### THE TASK
Leave out the pictures and copy everything else below exactly.
::: TASK MATERIAL
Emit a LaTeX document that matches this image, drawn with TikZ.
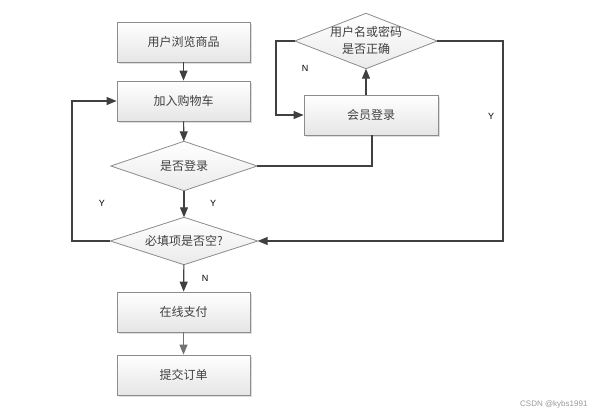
\documentclass[tikz,border=0pt]{standalone}
\usepackage{fontspec}
\setmainfont{Liberation Sans}
\newfontfamily\cjk{Noto Sans CJK SC}
\usetikzlibrary{arrows.meta,shapes.geometric,shadows,calc}
\definecolor{ln}{HTML}{404040}
\definecolor{bd}{HTML}{8C8C8C}
\tikzset{
  boxnode/.style={rectangle, draw=bd, line width=0.8pt, top color=white, bottom color=black!10,
    minimum width=133pt, minimum height=40pt, inner sep=0pt,
    drop shadow={shadow xshift=1.5pt, shadow yshift=-1.5pt, fill=black!25},
    font=\cjk\fontsize{12}{14}\selectfont, text=black!75},
  dianode/.style={rectangle, inner sep=0pt, font=\cjk\fontsize{12}{14}\selectfont, text=black!75, align=center},
  diashape/.style={draw=bd, line width=0.8pt, top color=white, bottom color=black!8},
  conn/.style={draw=ln, line width=1.1pt},
  arr/.style={conn, -{Triangle[length=10pt,width=8pt]}},
  lbl/.style={font=\fontsize{9}{11}\selectfont, text=black}
}
\newcommand{\mydiam}[1]{\path[diashape] (#1.north) -- (#1.east) -- (#1.south) -- (#1.west) -- cycle;}
\begin{document}
\begin{tikzpicture}[x=1pt,y=-1pt]
\useasboundingbox (0,0) rectangle (595,415);
\fill[white] (0,0) rectangle (595,415);
\node[boxnode] (b1) at (183.5,42) {用户浏览商品};
\node[boxnode] (b2) at (183.5,101) {加入购物车};
\node[dianode, minimum width=146pt, minimum height=49pt] (d1) at (184,166) {};
\node[dianode, minimum width=147pt, minimum height=47pt] (d2) at (184,241) {};
\node[boxnode] (p1) at (183.5,312) {在线支付};
\node[boxnode] (p2) at (183.5,375) {提交订单};
\node[boxnode, minimum width=134pt] (m) at (371,115) {会员登录};
\node[dianode, minimum width=142pt, minimum height=55pt] (d3) at (366,41) {};
\mydiam{d1}
\mydiam{d2}
\mydiam{d3}
\node[dianode] (t1) at (d1) {是否登录};
\node[dianode] (t2) at (d2) {必填项是否空?};
\node[dianode] (t3) at (366,40) {用户名或密码\\[3pt]是否正确};
\coordinate (nl) at (276,41);
\coordinate (yr) at (503,241);
\coordinate (yl) at (72,241);
\draw[arr] (b1) -- (b2);
\draw[arr] (b2) -- (d1);
\draw[conn] (d1.east) -| ($(m.south)+(1,0)$);
\draw[arr] (d3.south|-m.north) -- (d3.south);
\draw[arr] (d3.west) -- (nl) |- (m.west);
\draw[arr] (d3.east) -| (yr) -- (d2.east);
\draw[arr] (d1) -- (d2);
\draw[arr] (d2.west) -- (yl) |- (b2.west);
\draw[arr] (d2) -- (p1);
\draw[arr, draw=black!55] (p1) -- (p2);
\node[lbl] (lN1) at (305,68) {N};
\node[lbl] (lY1) at (491,116) {Y};
\node[lbl] (lY2) at (213,203) {Y};
\node[lbl] (lY3) at (102,203) {Y};
\node[lbl] (lN2) at (205,278) {N};
\node[font=\fontsize{8}{10}\selectfont, text=black!40, anchor=east] (wm) at (591,404) {CSDN @kybs1991};
\end{tikzpicture}
\end{document}
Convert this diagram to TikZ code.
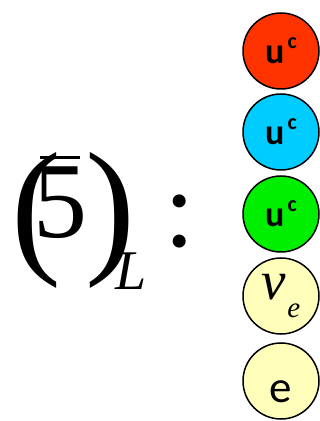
::::::
### RESPONSE TO THIS TASK
Emit a LaTeX document that matches this image, drawn with TikZ.
\documentclass[tikz,border=0pt]{standalone}
\usepackage{fontspec}
\setmainfont{Liberation Sans}
\newfontfamily\cjk{Noto Sans CJK SC}
\usetikzlibrary{arrows.meta,shapes.geometric,shadows,calc}
\definecolor{ln}{HTML}{404040}
\definecolor{bd}{HTML}{8C8C8C}
\tikzset{
  boxnode/.style={rectangle, draw=bd, line width=0.8pt, top color=white, bottom color=black!10,
    minimum width=133pt, minimum height=40pt, inner sep=0pt,
    drop shadow={shadow xshift=1.5pt, shadow yshift=-1.5pt, fill=black!25},
    font=\cjk\fontsize{12}{14}\selectfont, text=black!75},
  dianode/.style={rectangle, inner sep=0pt, font=\cjk\fontsize{12}{14}\selectfont, text=black!75, align=center},
  diashape/.style={draw=bd, line width=0.8pt, top color=white, bottom color=black!8},
  conn/.style={draw=ln, line width=1.1pt},
  arr/.style={conn, -{Triangle[length=10pt,width=8pt]}},
  lbl/.style={font=\fontsize{9}{11}\selectfont, text=black}
}
\newcommand{\mydiam}[1]{\path[diashape] (#1.north) -- (#1.east) -- (#1.south) -- (#1.west) -- cycle;}
\begin{document}
\begin{tikzpicture}[x=1pt,y=-1pt]
\useasboundingbox (0,0) rectangle (595,415);
\fill[white] (0,0) rectangle (595,415);
\node[boxnode] (b1) at (183.5,42) {用户浏览商品};
\node[boxnode] (b2) at (183.5,101) {加入购物车};
\node[dianode, minimum width=146pt, minimum height=49pt] (d1) at (184,166) {};
\node[dianode, minimum width=147pt, minimum height=47pt] (d2) at (184,241) {};
\node[boxnode] (p1) at (183.5,312) {在线支付};
\node[boxnode] (p2) at (183.5,375) {提交订单};
\node[boxnode, minimum width=134pt] (m) at (371,115) {会员登录};
\node[dianode, minimum width=142pt, minimum height=55pt] (d3) at (366,41) {};
\mydiam{d1}
\mydiam{d2}
\mydiam{d3}
\node[dianode] (t1) at (d1) {是否登录};
\node[dianode] (t2) at (d2) {必填项是否空?};
\node[dianode] (t3) at (366,40) {用户名或密码\\[3pt]是否正确};
\coordinate (nl) at (276,41);
\coordinate (yr) at (503,241);
\coordinate (yl) at (72,241);
\draw[arr] (b1) -- (b2);
\draw[arr] (b2) -- (d1);
\draw[conn] (d1.east) -| ($(m.south)+(1,0)$);
\draw[arr] (d3.south|-m.north) -- (d3.south);
\draw[arr] (d3.west) -- (nl) |- (m.west);
\draw[arr] (d3.east) -| (yr) -- (d2.east);
\draw[arr] (d1) -- (d2);
\draw[arr] (d2.west) -- (yl) |- (b2.west);
\draw[arr] (d2) -- (p1);
\draw[arr, draw=black!55] (p1) -- (p2);
\node[lbl] (lN1) at (305,68) {N};
\node[lbl] (lY1) at (491,116) {Y};
\node[lbl] (lY2) at (213,203) {Y};
\node[lbl] (lY3) at (102,203) {Y};
\node[lbl] (lN2) at (205,278) {N};
\node[font=\fontsize{8}{10}\selectfont, text=black!40, anchor=east] (wm) at (591,404) {CSDN @kybs1991};
\end{tikzpicture}
\end{document}
Convert this diagram to TikZ code.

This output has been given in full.